A slab of p-type material is formed from a silicon base and is referred to as the substrate. The source and drain terminals are connected through metallic contacts to n-doped regions linked by an n-channel. The gate is also connected to a metal contact surface but remains insulated from the n-channel by a very thin silicon dioxide (\(SiO_2\)) layer. \(SiO_2\) is a type of insulator referred to as a dielectric.
There is no direct electrical connection between the gate terminal and the channel of a MOSFET.
It is the insulating layer of \(SiO_2\) in the MOSFET construction that accounts for the very desirable high input impedance of the device.
The input resistance of a MOSFET is usually more than that of a typical JFET. Because of the very high input impedance, the gate current \(I_G\) is essentially \(0\ A\) for DC-biased configurations.
Basic Operation and Characteristics
The gate-to-source voltage \(V_{GS}\) is set to \(0\ V\) and a voltage \(V_{DD}\) is applied across the drain-to-source terminals. The result is an attraction of the free electrons of the n-channel for the positive voltage at the drain.
The negative potential at the gate will tend to pressure electrons toward the p-type substrate. Depending on the magnitude of the negative bias established by \(V_{GS}\), a level of recombination between electrons and holes will occur that will reduce the number of free electrons in the n-channel available for conduction. The resulting level of drain current \(I_D\) is therefore reduced with increasing negative bias for \(V_{GS}\).
For positive values of \(V_{GS}\), the positive gate will draw additional electrons from the p-type substrate due to the reverse leakage current and establish new carriers through the collisions resulting between accelerating particles. As the gate-to-source voltage \(V_{GS}\) continues to increase in the positive direction, the drain current \(I_D\) will increase at a rapid rate. Due to the rapid rise, the user must be aware of the maximum drain current rating since it could be exceeded with a positive gate voltage.
For the region of positive gate voltages is often referred to as the enhancement region, with the region between cutoff and the saturation level of \(I_{DSS}\) referred to as the depletion region.
Shockley’s equation will continue to be applicable for the depletion-type MOSFET characteristics in both the depletion and enhancement regions.

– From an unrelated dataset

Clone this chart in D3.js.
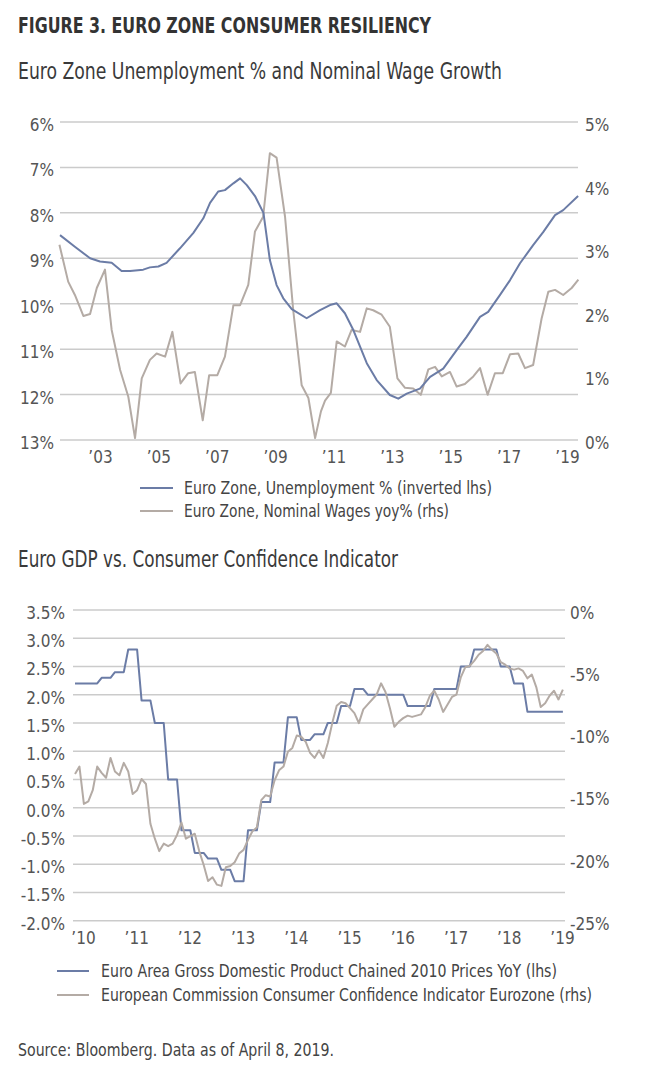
<!doctype html>
<html>
<head>
    <meta http-equiv="Content-type" content="text/html; charset=utf-8"/>
    <script src="https://cdn.jsdelivr.net/npm/d3@7"></script>
    <style>
        body { margin: 0; background: #fff; }
        svg text { font-family: "DejaVu Sans Condensed", "Liberation Sans Narrow", sans-serif; }
        .tick text { fill: #555; font-size: 17px; }
        .grid line { stroke: #cbcbcb; stroke-width: 1.5; }
    </style>
</head>
<body>
<svg width="647" height="1089"></svg>
<script>
    // ---- top chart data ----
    var unempYears = [2001.63, 2002.15, 2002.66, 2003.0, 2003.40, 2003.74, 2004.03, 2004.48, 2004.71, 2005.0, 2005.28,
        2005.74, 2006.2, 2006.54, 2006.77, 2007.05, 2007.28, 2007.57, 2007.8, 2008.03, 2008.31, 2008.6, 2008.82,
        2009.05, 2009.28, 2009.57, 2010.08, 2010.54, 2010.88, 2011.11, 2011.39, 2011.68, 2012.14, 2012.48, 2012.93,
        2013.22, 2013.51, 2013.96, 2014.31, 2014.76, 2015.22, 2015.56, 2016.02, 2016.3, 2016.7, 2017.05, 2017.39,
        2017.84, 2018.19, 2018.59, 2018.87, 2019.38];
    var unempValues = [8.49, 8.75, 9.0, 9.07, 9.1, 9.28, 9.28, 9.25, 9.2, 9.18, 9.1,
        8.78, 8.44, 8.12, 7.78, 7.53, 7.5, 7.35, 7.24, 7.39, 7.63, 8.0, 9.04,
        9.59, 9.88, 10.12, 10.32, 10.14, 10.03, 9.99, 10.21, 10.58, 11.31, 11.68, 12.01,
        12.09, 11.98, 11.87, 11.61, 11.43, 11.02, 10.73, 10.29, 10.18, 9.81, 9.48, 9.11,
        8.71, 8.42, 8.05, 7.94, 7.63];

    var wageYears = [2001.61, 2001.91, 2002.14, 2002.43, 2002.66, 2002.89, 2003.17, 2003.40, 2003.69, 2003.97,
        2004.20, 2004.43, 2004.71, 2004.94, 2005.23, 2005.48, 2005.76, 2006.02, 2006.25, 2006.52, 2006.74,
        2007.02, 2007.28, 2007.57, 2007.80, 2008.08, 2008.31, 2008.59, 2008.82, 2009.05, 2009.34, 2009.62,
        2009.91, 2010.14, 2010.37, 2010.57, 2010.71, 2010.91, 2011.11, 2011.39, 2011.62, 2011.91, 2012.14,
        2012.36, 2012.65, 2012.93, 2013.19, 2013.45, 2013.73, 2013.99, 2014.25, 2014.48, 2014.71, 2014.99,
        2015.22, 2015.50, 2015.79, 2016.02, 2016.28, 2016.53, 2016.80, 2017.05, 2017.33, 2017.56, 2017.84,
        2018.13, 2018.36, 2018.59, 2018.87, 2019.16, 2019.39];
    var wageValues = [3.07, 2.49, 2.28, 1.95, 1.98, 2.39, 2.68, 1.73, 1.1, 0.68,
        0.03, 0.97, 1.26, 1.36, 1.31, 1.70, 0.89, 1.05, 1.07, 0.31, 1.02,
        1.02, 1.31, 2.12, 2.12, 2.44, 3.28, 3.51, 4.51, 4.44, 3.51, 2.04,
        0.86, 0.66, 0.03, 0.45, 0.62, 0.74, 1.55, 1.47, 1.73, 1.70, 2.07,
        2.04, 1.97, 1.78, 0.97, 0.82, 0.81, 0.71, 1.11, 1.15, 1.0, 1.07,
        0.84, 0.88, 1.0, 1.13, 0.71, 1.05, 1.05, 1.35, 1.36, 1.13, 1.18,
        1.91, 2.33, 2.36, 2.28, 2.39, 2.52];

    var topYearTicks = [2003, 2005, 2007, 2009, 2011, 2013, 2015, 2017, 2019];
    var unempTicks = [6, 7, 8, 9, 10, 11, 12, 13];
    var wageTicks = [0, 1, 2, 3, 4, 5];

    // ---- bottom chart data ----
    // GDP yoy %, one value per quarter (held for 3 months), from Q4 2009
    var gdpQuarterly = [2.2, 2.2, 2.3, 2.4, 2.8, 1.9, 1.5, 0.5, -0.4, -0.8, -0.9, -1.1, -1.3, -0.4, 0.1, 0.8,
        1.6, 1.2, 1.3, 1.5, 1.8, 2.1, 2.0, 2.0, 2.0, 1.8, 1.8, 2.1, 2.1, 2.5, 2.8, 2.8, 2.5, 2.2, 1.7, 1.7, 1.7];
    // consumer confidence, monthly, from Nov 2009
    var confMonthly = [-13.2, -12.6, -15.6, -15.4, -14.5, -12.6, -13.1, -13.5, -11.9, -13.0, -13.3, -12.3,
        -13.0, -14.8, -14.5, -13.6, -14.0, -17.2, -18.4, -19.4, -18.8, -19.0, -18.8, -18.1,
        -17.1, -18.4, -18.2, -18.0, -19.4, -20.5, -21.8, -21.5, -22.1, -22.2, -20.7, -20.6,
        -20.3, -19.6, -19.3, -18.5, -17.8, -17.5, -15.3, -14.9, -15.0, -13.7, -12.9, -12.6,
        -11.4, -11.1, -10.1, -10.2, -10.6, -11.5, -11.9, -11.3, -11.9, -10.7, -9.1, -7.7,
        -7.4, -7.5, -7.9, -8.3, -9.1, -8.0, -7.6, -7.2, -6.8, -5.9, -6.6, -7.9,
        -9.4, -9.0, -8.7, -8.5, -8.6, -8.5, -8.4, -7.8, -6.9, -6.5, -7.2, -8.2,
        -7.6, -7.0, -6.8, -5.4, -4.6, -4.5, -4.1, -3.6, -3.3, -2.8, -3.2, -3.5,
        -4.2, -4.4, -4.7, -4.8, -4.7, -4.9, -5.5, -5.2, -6.2, -7.8, -7.5, -6.9,
        -6.5, -7.2, -6.4];
    var monthStart = 2009.85;

    var botYearTicks = [2010, 2011, 2012, 2013, 2014, 2015, 2016, 2017, 2018, 2019];
    var gdpTicks = [-2.0, -1.5, -1.0, -0.5, 0.0, 0.5, 1.0, 1.5, 2.0, 2.5, 3.0, 3.5];
    var confTicks = [-25, -20, -15, -10, -5, 0];

    var blue = "#6b7ca6", grey = "#b4aba5";

    var svg = d3.select("svg");

    function yearLabel(d) { return "\u2019" + String(d).slice(2); }

    // squeeze a label to the width it takes in the original (condensed face)
    function fit(sel, w) {
        sel.attr("textLength", w).attr("lengthAdjust", "spacingAndGlyphs");
    }

    // ---- headings ----
    svg.append("text").attr("x", 18).attr("y", 33)
        .style("font-size", "21px").style("font-weight", "bold").style("fill", "#333")
        .text("FIGURE 3. EURO ZONE CONSUMER RESILIENCY").call(fit, 413);
    svg.append("text").attr("x", 18).attr("y", 79)
        .style("font-size", "23px").style("fill", "#3a3a3a")
        .text("Euro Zone Unemployment % and Nominal Wage Growth").call(fit, 484);

    // ---- top chart ----
    var xTop = d3.scaleLinear().domain([2003, 2019]).range([100, 567]);
    var yUnemp = d3.scaleLinear().domain([6, 13]).range([122, 440]);
    var yWage = d3.scaleLinear().domain([0, 5]).range([440, 122]);

    svg.append("g").attr("class", "grid")
        .selectAll("line").data(unempTicks).enter().append("line")
        .attr("x1", 60).attr("x2", 578)
        .attr("y1", function(d) { return yUnemp(d); })
        .attr("y2", function(d) { return yUnemp(d); });

    var axL = svg.append("g").attr("transform", "translate(60,0)")
        .call(d3.axisLeft(yUnemp).tickValues(unempTicks).tickSize(0).tickPadding(6)
            .tickFormat(function(d) { return d + "%"; }));
    var axR = svg.append("g").attr("transform", "translate(578,0)")
        .call(d3.axisRight(yWage).tickValues(wageTicks).tickSize(0).tickPadding(7)
            .tickFormat(function(d) { return d + "%"; }));
    var axB = svg.append("g").attr("transform", "translate(0,440)")
        .call(d3.axisBottom(xTop).tickValues(topYearTicks).tickSize(0).tickPadding(11)
            .tickFormat(yearLabel));
    [axL, axR, axB].forEach(function(a) { a.select(".domain").remove(); });
    axL.selectAll("text").attr("dy", "0.5em");
    axR.selectAll("text").attr("dy", "0.5em");

    var wagePts = wageYears.map(function(d, i) { return [d, wageValues[i]]; });
    var unempPts = unempYears.map(function(d, i) { return [d, unempValues[i]]; });

    svg.append("path").datum(wagePts)
        .attr("fill", "none").attr("stroke", grey).attr("stroke-width", 2).attr("stroke-linejoin", "round")
        .attr("d", d3.line().x(function(d) { return xTop(d[0]); }).y(function(d) { return yWage(d[1]); }));
    svg.append("path").datum(unempPts)
        .attr("fill", "none").attr("stroke", blue).attr("stroke-width", 2).attr("stroke-linejoin", "round")
        .attr("d", d3.line().x(function(d) { return xTop(d[0]); }).y(function(d) { return yUnemp(d[1]); }));

    // top legend
    var topLegend = [["Euro Zone, Unemployment % (inverted lhs)", blue, 308], ["Euro Zone, Nominal Wages yoy% (rhs)", grey, 265]];
    var tl = svg.append("g").selectAll("g").data(topLegend).enter().append("g")
        .attr("transform", function(d, i) { return "translate(140," + (488 + i * 23) + ")"; });
    tl.append("line").attr("x1", 0).attr("x2", 33).attr("stroke", function(d) { return d[1]; }).attr("stroke-width", 2);
    tl.append("text").attr("x", 44).attr("dy", "0.36em").style("font-size", "18px").style("fill", "#444")
        .attr("textLength", function(d) { return d[2]; }).attr("lengthAdjust", "spacingAndGlyphs")
        .text(function(d) { return d[0]; });

    // ---- bottom chart ----
    svg.append("text").attr("x", 18).attr("y", 567)
        .style("font-size", "23px").style("fill", "#3a3a3a")
        .text("Euro GDP vs. Consumer Confidence Indicator").call(fit, 380);

    var xBot = d3.scaleLinear().domain([2010, 2019]).range([83, 562]);
    var yGdp = d3.scaleLinear().domain([-2, 3.5]).range([920.7, 610]);
    var yConf = d3.scaleLinear().domain([-25, 0]).range([920.7, 610]);

    svg.append("g").attr("class", "grid")
        .selectAll("line").data(gdpTicks).enter().append("line")
        .attr("x1", 73).attr("x2", 565)
        .attr("y1", function(d) { return yGdp(d); })
        .attr("y2", function(d) { return yGdp(d); });

    var bL = svg.append("g").attr("transform", "translate(73,0)")
        .call(d3.axisLeft(yGdp).tickValues(gdpTicks).tickSize(0).tickPadding(8)
            .tickFormat(function(d) { return d.toFixed(1) + "%"; }));
    var bR = svg.append("g").attr("transform", "translate(565,0)")
        .call(d3.axisRight(yConf).tickValues(confTicks).tickSize(0).tickPadding(5)
            .tickFormat(function(d) { return d + "%"; }));
    var bB = svg.append("g").attr("transform", "translate(0,920.7)")
        .call(d3.axisBottom(xBot).tickValues(botYearTicks).tickSize(0).tickPadding(11)
            .tickFormat(yearLabel));
    [bL, bR, bB].forEach(function(a) { a.select(".domain").remove(); });
    bL.selectAll("text").attr("dy", "0.5em");
    bR.selectAll("text").attr("dy", "0.5em");

    var gdpPts = [];
    gdpQuarterly.forEach(function(v, q) {
        for (var m = 0; m < 3; m++) gdpPts.push([monthStart + (q * 3 + m) / 12, v]);
    });
    var confPts = confMonthly.map(function(v, i) { return [monthStart + i / 12, v]; });

    svg.append("path").datum(gdpPts)
        .attr("fill", "none").attr("stroke", blue).attr("stroke-width", 2).attr("stroke-linejoin", "round")
        .attr("d", d3.line().x(function(d) { return xBot(d[0]); }).y(function(d) { return yGdp(d[1]); }));
    svg.append("path").datum(confPts)
        .attr("fill", "none").attr("stroke", grey).attr("stroke-width", 2).attr("stroke-linejoin", "round")
        .attr("d", d3.line().x(function(d) { return xBot(d[0]); }).y(function(d) { return yConf(d[1]); }));

    var botLegend = [["Euro Area Gross Domestic Product Chained 2010 Prices YoY (lhs)", blue, 456],
        ["European Commission Consumer Confidence Indicator Eurozone (rhs)", grey, 491]];
    var bl = svg.append("g").selectAll("g").data(botLegend).enter().append("g")
        .attr("transform", function(d, i) { return "translate(57," + (971 + i * 24) + ")"; });
    bl.append("line").attr("x1", 0).attr("x2", 32).attr("stroke", function(d) { return d[1]; }).attr("stroke-width", 2);
    bl.append("text").attr("x", 44).attr("dy", "0.36em").style("font-size", "17px").style("fill", "#444")
        .attr("textLength", function(d) { return d[2]; }).attr("lengthAdjust", "spacingAndGlyphs")
        .text(function(d) { return d[0]; });

    svg.append("text").attr("x", 18).attr("y", 1056)
        .style("font-size", "17px").style("fill", "#444")
        .text("Source: Bloomberg. Data as of April 8, 2019.").call(fit, 316);
</script>
</body>
</html>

P-channel Depletion-type MOSFET
The construction of a p-channel depletion-type MOSFET is exactly the reverse of the n-channel depletion-type MOSFET. The terminals remain as identified, but all the voltage polarities and the current directions are reversed.
The drain characteristics would appear exactly as in n-channel depletion-type MOSFET, but with \(V_{DS}\) having negative values and \(V_{GS}\) having the opposite polarities.
Symbols
-
n-channel Depletion-type MOSFET
-
p-channel Depletion-type MOSFET
Biasing
See FET biasing for the general analysis of all FET amplifiers.
DC Analysis
The similarities in appearance between the transfer curves of JFETs and depletion-type MOSFETs permit a similar analysis of each in the DC domain. The primary difference between the two is the fact that depletion-type MOSFETs permit operating points with positive values of \(V_{GS}\) and levels of \(I_D\) that exceed \(I_{DSS}\).
AC Analysis
The fact that Shockley’s equation is also applicable to depletion-type MOSFETs (D-MOSFETs) results in the same equation for \(g_m\). The AC equivalent model for D-MOSFETs is exactly the same as that employed for JFETs.